(AIM OF THE TASK) Find how many lines hold the word "source" and give that number only.

(EXTRACTED DATA)
══════════
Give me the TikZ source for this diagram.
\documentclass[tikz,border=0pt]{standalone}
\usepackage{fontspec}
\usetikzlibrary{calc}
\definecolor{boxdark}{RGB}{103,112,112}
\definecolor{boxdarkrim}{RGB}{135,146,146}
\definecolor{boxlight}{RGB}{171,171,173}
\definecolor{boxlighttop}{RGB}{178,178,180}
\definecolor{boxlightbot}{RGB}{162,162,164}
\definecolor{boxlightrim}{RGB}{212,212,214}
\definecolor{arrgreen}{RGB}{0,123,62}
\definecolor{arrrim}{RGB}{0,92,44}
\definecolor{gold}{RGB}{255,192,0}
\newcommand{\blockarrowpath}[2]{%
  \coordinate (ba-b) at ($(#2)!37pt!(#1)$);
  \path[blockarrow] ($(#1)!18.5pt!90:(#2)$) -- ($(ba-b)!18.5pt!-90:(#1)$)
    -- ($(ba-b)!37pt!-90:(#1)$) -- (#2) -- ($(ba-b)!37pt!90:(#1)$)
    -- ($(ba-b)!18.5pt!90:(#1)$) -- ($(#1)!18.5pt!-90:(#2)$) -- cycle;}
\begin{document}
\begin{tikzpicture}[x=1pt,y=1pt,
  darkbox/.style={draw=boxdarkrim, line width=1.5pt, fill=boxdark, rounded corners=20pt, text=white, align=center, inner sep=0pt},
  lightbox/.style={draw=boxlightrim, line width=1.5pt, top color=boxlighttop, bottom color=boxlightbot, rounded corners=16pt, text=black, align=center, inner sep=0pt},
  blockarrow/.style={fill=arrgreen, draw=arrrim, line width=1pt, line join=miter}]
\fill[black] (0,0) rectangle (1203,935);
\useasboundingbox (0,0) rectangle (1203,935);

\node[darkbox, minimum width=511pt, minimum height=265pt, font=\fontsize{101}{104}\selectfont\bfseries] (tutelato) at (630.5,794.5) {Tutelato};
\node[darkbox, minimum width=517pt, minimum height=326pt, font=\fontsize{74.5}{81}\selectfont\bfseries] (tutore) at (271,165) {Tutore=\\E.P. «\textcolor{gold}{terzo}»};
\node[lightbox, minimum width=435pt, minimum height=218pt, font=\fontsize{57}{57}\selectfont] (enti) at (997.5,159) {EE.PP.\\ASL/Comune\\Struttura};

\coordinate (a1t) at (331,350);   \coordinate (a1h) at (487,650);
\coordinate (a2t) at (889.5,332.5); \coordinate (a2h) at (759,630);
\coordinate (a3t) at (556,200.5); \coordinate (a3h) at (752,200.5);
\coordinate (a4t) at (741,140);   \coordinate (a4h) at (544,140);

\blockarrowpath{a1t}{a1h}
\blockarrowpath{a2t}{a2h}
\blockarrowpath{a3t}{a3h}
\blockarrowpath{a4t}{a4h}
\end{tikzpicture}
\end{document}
══════════
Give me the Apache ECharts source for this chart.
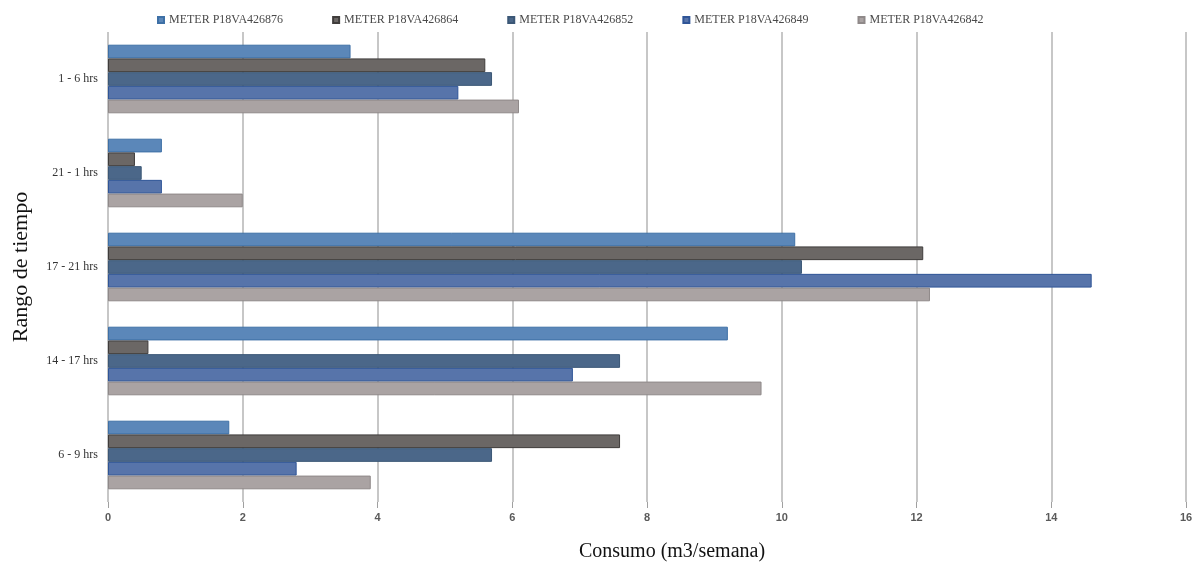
══════════
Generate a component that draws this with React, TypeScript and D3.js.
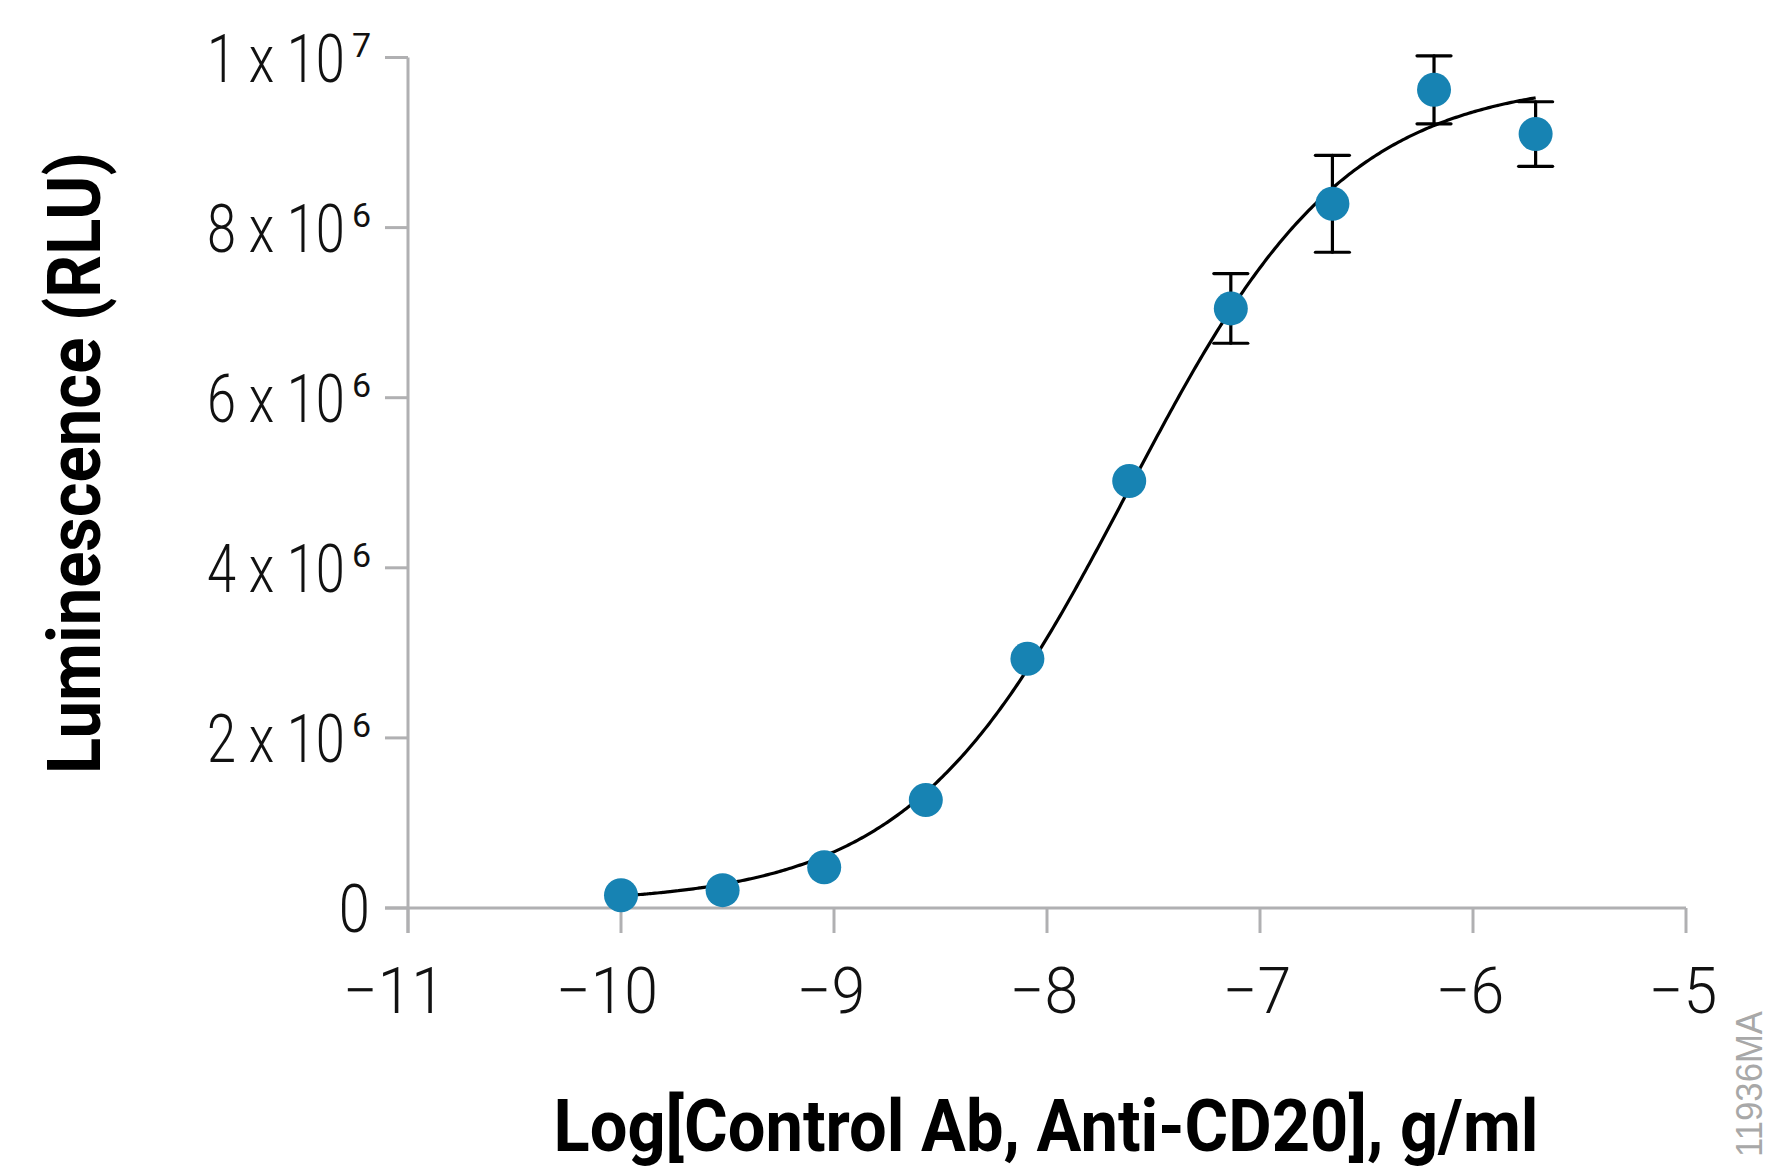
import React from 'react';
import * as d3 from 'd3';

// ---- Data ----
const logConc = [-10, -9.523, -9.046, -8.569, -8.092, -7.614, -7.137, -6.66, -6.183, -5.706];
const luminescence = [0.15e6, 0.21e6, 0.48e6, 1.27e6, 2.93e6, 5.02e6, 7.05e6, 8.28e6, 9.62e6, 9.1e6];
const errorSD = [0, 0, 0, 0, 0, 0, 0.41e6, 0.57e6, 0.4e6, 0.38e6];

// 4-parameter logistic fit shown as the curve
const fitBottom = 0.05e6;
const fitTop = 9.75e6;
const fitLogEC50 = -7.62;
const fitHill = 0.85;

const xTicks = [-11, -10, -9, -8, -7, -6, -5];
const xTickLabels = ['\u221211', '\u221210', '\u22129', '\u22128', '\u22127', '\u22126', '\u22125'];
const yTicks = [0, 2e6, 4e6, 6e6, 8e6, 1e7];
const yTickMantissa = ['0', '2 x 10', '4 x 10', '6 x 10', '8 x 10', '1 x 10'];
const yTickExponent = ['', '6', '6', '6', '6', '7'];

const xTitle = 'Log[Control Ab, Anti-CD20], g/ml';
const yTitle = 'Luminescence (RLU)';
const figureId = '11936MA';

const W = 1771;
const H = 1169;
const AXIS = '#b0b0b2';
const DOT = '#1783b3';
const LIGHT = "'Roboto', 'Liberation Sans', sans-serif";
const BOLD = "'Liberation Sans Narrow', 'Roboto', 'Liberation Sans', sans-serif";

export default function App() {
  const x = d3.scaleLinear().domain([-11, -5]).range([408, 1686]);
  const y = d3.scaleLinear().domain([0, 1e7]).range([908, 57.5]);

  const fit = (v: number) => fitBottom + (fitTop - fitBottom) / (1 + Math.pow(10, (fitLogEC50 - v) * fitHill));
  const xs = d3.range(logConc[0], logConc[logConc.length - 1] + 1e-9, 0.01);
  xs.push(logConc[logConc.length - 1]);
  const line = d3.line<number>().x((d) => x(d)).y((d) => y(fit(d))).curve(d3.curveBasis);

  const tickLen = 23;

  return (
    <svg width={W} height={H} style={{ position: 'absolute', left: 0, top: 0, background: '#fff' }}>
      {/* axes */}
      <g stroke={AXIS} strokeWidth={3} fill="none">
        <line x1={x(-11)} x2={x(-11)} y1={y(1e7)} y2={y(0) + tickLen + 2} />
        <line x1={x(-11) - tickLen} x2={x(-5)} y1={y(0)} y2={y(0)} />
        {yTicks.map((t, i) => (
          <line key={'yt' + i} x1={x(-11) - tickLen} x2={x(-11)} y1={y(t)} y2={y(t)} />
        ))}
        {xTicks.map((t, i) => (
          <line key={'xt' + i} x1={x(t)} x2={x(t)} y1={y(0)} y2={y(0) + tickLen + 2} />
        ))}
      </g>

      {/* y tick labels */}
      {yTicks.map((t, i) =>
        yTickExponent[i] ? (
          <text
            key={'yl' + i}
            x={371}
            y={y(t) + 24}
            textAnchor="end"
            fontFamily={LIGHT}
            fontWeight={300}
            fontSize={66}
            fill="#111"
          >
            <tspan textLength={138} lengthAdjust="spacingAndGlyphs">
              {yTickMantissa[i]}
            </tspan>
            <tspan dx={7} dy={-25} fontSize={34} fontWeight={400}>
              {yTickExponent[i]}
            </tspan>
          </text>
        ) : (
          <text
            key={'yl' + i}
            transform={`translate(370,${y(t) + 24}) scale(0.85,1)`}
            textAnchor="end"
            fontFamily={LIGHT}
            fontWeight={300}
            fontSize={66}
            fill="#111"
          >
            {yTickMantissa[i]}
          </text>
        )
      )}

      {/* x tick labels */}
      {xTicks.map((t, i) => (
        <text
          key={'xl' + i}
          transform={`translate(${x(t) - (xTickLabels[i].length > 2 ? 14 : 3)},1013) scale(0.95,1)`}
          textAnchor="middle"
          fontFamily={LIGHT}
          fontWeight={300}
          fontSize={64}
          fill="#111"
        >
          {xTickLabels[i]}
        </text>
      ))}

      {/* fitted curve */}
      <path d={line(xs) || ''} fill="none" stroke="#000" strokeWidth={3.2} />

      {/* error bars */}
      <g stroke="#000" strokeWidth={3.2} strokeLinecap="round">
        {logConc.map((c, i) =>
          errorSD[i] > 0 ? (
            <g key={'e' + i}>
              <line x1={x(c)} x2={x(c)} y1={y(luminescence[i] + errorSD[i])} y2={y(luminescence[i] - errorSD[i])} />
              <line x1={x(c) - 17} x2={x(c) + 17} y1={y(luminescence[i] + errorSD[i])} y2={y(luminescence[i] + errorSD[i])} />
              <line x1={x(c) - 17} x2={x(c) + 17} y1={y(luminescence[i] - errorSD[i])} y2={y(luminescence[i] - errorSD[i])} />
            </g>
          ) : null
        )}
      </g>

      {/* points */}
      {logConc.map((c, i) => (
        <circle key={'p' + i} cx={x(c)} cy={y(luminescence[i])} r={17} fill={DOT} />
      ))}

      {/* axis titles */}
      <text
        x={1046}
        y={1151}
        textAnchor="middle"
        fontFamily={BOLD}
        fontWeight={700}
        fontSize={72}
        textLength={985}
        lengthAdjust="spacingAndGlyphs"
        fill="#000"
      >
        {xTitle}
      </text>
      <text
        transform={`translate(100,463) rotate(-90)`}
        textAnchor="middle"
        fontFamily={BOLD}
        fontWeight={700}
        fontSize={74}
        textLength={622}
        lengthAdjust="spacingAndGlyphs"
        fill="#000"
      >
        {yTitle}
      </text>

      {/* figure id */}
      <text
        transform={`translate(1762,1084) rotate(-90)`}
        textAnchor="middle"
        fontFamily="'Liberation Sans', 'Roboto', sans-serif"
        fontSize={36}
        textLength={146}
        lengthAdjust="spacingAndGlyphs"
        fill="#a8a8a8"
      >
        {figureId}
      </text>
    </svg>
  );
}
══════════
(EXERCISE RESPONSE) 2